A motivation catalyst is a trick to lower the activation energy involved in starting a task. Once you get going, the momentum will carry you through the rest of the task. I’d say 90% of the energy I devote to writing an article is in creating the headline. Once I find a good idea and a way of expressing it, the entire article flows easily.

What are some examples of motivational catalysts?
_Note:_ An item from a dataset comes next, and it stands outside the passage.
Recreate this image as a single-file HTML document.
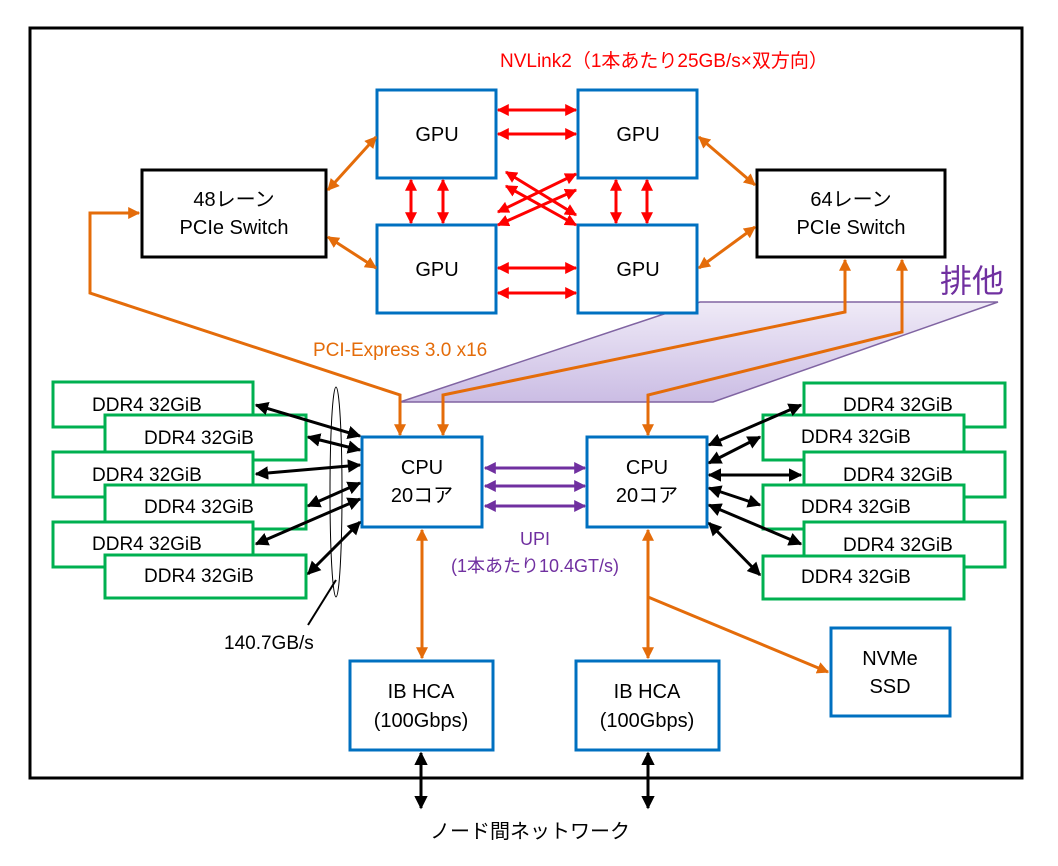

  • Habits. Routines have low activation energies. After going to the gym 5-6 days a week for over two years, it requires no willpower for me to exercise.
  • Friends. Having someone to push you through the activation phase can also be helpful. When I meet new members at the Toastmasters club I run, I encourage them strongly to try their first speech. Sometimes a little bit of peer pressure is all they need to get started.
  • Leverage. Give someone $20 and tell them if you don’t make progress on a goal in the next two weeks, they can keep it.
  • Focus. Focusing on only the next immediate step can work as a catalyst. Procrastination usually happens when you focus on everything that needs to be done.
  • Go Slow. Spreading your efforts into multiple steps can lower the activation barrier for each one. If you don’t have enough willpower to quit smoking cold-turkey, lower your usage in increments.
  • Mantras and Rituals. Developing a short phrase you tell yourself, or a quick ritual can temporarily focus you through the activation phase. Alternatively, you can look like a crazy person muttering to yourself. 😉

Using Catalysts to Overcome Your Roadblocks

As a kid, I can remember jumping off the dock at my family’s cabin. On colder days, it took a lot of willpower to convince myself to plunge into the icy lake water. Sometimes it took a few attempts before I finally took the dive. In that situation, my roadblock was getting into the water, which had a high activation cost.

Using a catalyst here could push through the roadblock. Running from the top of a hill towards the water or getting a friend to push you off made the jump easier. Without a catalyst, it is too easy to procrastinate.